:: Exercise materials ::
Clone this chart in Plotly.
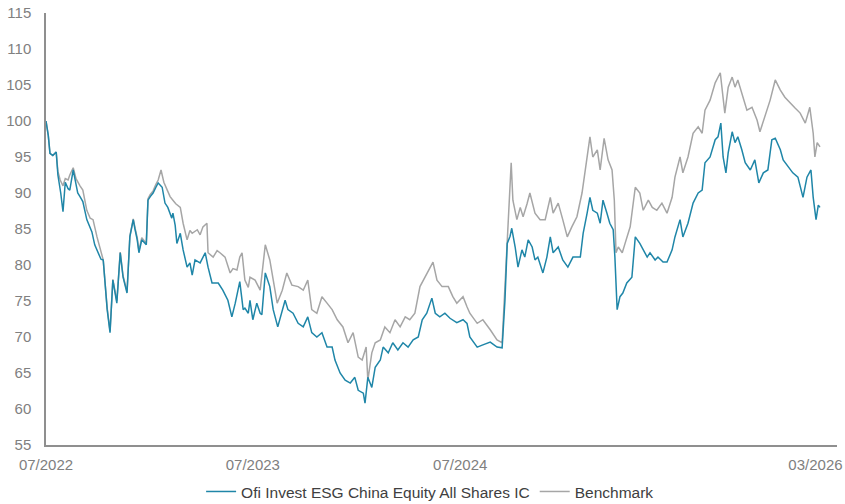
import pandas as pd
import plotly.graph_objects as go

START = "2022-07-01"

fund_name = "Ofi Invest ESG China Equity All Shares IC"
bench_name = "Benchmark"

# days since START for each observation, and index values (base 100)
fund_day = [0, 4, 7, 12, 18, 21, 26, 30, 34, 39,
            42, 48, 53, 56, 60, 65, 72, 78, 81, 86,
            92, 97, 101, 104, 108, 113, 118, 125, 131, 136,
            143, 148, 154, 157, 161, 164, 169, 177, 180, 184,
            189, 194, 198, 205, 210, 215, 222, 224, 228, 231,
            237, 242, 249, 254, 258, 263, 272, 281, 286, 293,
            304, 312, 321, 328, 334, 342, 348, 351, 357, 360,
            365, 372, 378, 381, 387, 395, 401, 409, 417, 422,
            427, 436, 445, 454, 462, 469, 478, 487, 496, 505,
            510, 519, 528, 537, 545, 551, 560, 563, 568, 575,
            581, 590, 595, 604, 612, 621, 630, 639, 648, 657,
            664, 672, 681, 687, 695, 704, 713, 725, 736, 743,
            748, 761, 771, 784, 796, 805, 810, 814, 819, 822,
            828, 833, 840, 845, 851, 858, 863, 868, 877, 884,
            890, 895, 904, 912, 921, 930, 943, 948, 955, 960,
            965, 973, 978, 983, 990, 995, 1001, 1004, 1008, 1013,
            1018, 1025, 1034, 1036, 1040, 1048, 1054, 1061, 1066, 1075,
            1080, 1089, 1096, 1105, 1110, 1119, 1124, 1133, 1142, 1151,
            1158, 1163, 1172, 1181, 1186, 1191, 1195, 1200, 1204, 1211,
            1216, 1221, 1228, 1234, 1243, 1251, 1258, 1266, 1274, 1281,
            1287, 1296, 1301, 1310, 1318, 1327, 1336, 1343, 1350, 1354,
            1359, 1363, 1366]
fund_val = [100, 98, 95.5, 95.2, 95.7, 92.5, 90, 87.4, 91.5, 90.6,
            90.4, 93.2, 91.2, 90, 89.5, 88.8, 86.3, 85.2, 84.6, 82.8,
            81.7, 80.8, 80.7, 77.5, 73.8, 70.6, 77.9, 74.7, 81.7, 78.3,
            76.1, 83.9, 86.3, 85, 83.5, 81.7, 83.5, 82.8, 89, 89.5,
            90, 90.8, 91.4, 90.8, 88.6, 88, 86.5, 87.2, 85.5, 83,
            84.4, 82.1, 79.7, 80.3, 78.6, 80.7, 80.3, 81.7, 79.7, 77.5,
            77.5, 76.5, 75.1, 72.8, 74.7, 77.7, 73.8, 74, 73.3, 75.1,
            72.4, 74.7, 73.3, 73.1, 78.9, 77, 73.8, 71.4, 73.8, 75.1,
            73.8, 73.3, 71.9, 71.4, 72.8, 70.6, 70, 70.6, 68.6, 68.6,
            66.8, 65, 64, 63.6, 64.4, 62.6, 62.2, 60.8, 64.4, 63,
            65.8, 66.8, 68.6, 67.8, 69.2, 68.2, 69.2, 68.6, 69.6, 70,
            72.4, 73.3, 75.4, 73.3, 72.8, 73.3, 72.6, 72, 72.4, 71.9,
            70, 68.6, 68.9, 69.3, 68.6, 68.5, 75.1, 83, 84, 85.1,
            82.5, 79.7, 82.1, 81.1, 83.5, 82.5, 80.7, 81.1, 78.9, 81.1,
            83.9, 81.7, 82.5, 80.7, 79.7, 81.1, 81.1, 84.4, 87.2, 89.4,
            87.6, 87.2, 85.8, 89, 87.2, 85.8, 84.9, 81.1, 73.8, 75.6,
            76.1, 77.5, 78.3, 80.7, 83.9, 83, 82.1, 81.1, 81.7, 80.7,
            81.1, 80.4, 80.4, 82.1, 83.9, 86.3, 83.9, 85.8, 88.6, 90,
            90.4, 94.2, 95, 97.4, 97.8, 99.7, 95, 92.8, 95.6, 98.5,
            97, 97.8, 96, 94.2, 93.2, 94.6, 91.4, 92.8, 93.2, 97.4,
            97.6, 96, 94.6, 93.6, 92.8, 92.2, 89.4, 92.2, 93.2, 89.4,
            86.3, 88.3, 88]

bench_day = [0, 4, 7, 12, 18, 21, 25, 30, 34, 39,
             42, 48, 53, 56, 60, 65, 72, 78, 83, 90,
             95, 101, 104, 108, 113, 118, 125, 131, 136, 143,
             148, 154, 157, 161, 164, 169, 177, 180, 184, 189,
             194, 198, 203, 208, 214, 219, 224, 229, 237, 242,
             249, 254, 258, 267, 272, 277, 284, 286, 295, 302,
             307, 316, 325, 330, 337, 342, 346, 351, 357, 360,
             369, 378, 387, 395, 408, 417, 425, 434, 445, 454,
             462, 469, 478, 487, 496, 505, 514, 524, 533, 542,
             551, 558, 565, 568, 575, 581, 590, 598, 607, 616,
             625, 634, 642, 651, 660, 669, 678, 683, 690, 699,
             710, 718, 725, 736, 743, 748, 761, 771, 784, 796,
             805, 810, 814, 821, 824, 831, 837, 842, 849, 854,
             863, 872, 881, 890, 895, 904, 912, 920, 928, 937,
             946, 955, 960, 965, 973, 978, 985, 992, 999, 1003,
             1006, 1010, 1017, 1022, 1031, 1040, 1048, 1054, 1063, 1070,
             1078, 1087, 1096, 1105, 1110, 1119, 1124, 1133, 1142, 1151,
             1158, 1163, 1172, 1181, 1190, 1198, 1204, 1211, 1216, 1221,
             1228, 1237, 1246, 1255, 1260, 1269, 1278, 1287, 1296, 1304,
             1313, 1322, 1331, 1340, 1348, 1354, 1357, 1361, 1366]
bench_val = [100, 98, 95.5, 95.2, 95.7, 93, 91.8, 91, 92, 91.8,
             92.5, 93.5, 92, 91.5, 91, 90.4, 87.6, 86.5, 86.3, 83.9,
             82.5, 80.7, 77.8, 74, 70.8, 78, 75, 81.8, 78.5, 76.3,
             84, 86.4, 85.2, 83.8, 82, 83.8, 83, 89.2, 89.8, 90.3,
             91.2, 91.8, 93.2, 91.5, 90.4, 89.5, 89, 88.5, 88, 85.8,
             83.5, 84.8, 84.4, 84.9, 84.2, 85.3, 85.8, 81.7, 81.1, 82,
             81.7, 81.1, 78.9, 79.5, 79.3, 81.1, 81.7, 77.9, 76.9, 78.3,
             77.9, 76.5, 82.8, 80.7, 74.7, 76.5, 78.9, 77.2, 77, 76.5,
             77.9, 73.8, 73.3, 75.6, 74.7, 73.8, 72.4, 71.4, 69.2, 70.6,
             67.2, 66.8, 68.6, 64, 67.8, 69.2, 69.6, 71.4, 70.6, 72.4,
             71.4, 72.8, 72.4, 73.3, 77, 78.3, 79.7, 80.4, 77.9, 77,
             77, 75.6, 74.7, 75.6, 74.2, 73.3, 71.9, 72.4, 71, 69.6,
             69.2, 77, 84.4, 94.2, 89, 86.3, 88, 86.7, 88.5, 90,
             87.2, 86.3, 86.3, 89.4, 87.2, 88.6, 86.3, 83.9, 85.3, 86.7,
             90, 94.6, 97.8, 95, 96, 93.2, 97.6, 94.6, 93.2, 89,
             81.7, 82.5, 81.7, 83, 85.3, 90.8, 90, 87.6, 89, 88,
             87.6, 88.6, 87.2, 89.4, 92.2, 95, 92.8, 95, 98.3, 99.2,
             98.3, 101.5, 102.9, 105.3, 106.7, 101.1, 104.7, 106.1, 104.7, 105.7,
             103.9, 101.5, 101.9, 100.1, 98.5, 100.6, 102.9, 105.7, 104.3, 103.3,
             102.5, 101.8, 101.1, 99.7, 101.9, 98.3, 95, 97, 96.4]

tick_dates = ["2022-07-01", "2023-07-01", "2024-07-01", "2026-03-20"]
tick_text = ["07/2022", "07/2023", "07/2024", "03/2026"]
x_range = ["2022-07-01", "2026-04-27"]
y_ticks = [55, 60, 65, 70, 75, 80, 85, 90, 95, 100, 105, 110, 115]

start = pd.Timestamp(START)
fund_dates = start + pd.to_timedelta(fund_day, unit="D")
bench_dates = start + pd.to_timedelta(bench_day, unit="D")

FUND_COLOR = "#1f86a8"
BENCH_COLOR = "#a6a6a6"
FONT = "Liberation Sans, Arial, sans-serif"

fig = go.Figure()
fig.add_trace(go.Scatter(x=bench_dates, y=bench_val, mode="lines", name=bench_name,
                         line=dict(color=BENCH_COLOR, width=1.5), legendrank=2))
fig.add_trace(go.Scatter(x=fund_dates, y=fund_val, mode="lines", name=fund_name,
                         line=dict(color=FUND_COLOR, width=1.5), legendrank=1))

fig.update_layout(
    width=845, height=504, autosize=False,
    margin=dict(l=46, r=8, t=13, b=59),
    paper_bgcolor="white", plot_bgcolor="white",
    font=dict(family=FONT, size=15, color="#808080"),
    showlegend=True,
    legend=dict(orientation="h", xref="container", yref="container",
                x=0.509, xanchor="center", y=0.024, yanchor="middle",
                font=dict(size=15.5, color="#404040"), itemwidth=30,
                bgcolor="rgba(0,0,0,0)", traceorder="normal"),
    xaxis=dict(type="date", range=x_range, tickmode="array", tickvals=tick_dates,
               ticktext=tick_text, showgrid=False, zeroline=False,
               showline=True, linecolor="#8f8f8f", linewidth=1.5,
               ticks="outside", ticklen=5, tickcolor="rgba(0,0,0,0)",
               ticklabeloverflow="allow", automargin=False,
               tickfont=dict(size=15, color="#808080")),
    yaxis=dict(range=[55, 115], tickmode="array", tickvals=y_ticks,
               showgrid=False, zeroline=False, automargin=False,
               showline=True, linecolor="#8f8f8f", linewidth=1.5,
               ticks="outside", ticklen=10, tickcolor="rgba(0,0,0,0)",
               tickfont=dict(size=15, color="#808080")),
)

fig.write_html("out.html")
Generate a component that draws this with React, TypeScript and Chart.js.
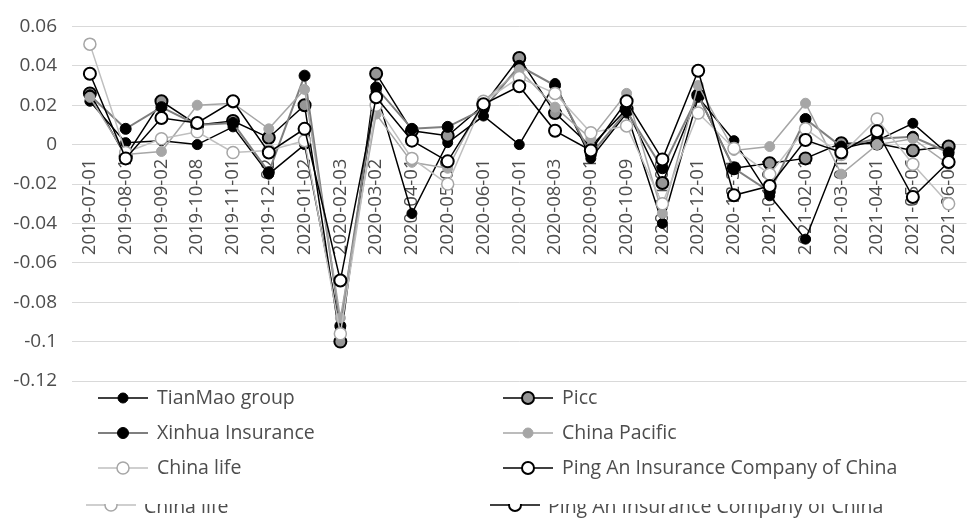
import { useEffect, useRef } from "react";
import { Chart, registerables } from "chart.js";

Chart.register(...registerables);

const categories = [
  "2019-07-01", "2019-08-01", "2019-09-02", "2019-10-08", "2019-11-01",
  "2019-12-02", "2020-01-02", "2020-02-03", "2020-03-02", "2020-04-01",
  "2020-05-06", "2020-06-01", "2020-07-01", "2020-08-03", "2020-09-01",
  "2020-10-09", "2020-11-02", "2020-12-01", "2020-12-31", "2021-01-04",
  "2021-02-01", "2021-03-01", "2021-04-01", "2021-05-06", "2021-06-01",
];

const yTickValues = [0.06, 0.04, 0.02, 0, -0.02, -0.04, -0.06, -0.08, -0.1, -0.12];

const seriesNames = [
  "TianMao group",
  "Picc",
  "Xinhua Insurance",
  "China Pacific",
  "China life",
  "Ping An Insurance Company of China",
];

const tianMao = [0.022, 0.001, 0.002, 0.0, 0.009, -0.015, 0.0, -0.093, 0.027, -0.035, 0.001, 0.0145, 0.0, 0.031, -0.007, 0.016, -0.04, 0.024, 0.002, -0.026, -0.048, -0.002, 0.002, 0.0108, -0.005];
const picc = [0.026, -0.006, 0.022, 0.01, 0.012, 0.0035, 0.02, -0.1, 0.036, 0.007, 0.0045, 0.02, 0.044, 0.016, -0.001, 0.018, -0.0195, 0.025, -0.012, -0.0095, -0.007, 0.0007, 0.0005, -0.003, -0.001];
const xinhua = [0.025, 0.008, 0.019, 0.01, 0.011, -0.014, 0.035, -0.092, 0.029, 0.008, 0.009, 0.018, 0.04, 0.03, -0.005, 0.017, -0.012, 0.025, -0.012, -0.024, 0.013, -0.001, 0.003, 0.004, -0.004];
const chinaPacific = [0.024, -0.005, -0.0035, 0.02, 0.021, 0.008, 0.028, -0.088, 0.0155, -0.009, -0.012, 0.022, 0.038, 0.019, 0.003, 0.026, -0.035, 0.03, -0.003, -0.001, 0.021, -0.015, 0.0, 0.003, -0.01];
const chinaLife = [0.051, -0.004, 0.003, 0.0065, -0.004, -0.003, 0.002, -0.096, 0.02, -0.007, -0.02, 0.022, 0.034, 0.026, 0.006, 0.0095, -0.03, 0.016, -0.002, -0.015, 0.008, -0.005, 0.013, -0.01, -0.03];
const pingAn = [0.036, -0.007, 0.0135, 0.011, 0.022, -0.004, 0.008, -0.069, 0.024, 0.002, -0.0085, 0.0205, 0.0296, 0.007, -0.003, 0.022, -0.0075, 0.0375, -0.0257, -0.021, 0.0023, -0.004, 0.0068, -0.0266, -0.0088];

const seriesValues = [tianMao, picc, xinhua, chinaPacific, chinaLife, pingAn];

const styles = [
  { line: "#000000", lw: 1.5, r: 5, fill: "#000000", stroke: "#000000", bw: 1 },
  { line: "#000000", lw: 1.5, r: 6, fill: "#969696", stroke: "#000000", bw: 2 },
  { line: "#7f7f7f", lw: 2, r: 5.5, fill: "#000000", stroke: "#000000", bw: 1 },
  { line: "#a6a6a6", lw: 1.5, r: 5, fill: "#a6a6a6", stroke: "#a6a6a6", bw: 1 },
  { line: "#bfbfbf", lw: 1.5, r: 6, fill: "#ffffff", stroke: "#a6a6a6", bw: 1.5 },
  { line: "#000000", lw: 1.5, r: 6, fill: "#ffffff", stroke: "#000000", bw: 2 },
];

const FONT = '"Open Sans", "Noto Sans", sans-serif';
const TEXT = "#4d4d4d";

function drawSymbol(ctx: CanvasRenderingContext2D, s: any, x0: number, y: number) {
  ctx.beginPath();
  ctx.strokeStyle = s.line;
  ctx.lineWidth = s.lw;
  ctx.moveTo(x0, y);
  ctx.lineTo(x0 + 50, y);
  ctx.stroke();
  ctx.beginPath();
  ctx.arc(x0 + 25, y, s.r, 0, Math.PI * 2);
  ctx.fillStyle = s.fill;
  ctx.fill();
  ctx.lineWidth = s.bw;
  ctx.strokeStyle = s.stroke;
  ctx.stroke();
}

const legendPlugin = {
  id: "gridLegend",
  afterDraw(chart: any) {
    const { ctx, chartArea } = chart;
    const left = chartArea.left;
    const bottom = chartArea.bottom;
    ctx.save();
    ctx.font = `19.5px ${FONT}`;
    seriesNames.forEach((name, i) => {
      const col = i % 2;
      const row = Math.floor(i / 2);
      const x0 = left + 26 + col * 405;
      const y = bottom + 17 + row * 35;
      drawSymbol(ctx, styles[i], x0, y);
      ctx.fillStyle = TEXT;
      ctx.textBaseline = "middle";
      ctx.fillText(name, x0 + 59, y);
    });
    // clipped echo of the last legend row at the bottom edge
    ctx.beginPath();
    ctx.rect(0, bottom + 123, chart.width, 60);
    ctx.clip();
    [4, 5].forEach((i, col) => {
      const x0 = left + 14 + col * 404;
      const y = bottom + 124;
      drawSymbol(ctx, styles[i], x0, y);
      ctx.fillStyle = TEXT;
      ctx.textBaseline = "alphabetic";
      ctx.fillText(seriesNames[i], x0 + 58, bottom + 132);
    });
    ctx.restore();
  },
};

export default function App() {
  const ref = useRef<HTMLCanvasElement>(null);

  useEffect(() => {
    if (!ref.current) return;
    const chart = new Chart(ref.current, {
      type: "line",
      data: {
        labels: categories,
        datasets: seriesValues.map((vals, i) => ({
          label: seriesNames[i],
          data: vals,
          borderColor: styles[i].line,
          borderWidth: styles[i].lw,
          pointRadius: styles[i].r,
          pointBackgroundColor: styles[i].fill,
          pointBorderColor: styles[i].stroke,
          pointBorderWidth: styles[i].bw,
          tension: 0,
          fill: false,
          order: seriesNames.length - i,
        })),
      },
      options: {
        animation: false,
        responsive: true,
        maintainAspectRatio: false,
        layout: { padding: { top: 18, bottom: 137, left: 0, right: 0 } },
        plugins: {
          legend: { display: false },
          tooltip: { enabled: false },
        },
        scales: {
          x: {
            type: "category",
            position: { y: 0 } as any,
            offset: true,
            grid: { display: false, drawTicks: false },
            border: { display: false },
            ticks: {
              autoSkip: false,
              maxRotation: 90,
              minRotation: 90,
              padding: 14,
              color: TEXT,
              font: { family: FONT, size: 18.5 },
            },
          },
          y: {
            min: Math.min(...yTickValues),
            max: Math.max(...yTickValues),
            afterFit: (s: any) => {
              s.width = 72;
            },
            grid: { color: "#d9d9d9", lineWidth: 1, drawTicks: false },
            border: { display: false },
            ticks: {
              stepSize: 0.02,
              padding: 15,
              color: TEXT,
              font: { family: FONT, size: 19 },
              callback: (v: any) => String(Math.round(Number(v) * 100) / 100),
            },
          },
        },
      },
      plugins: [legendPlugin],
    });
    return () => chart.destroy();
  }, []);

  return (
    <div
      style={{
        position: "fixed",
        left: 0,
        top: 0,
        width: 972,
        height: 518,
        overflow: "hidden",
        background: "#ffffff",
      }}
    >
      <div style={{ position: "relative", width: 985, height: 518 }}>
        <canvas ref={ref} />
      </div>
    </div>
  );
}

:: Work instructions ::
Look through the entries above; copy each line where the string "this" appears.

:: Right answer ::
Clone this chart in Plotly.
Generate a component that draws this with React, TypeScript and Chart.js.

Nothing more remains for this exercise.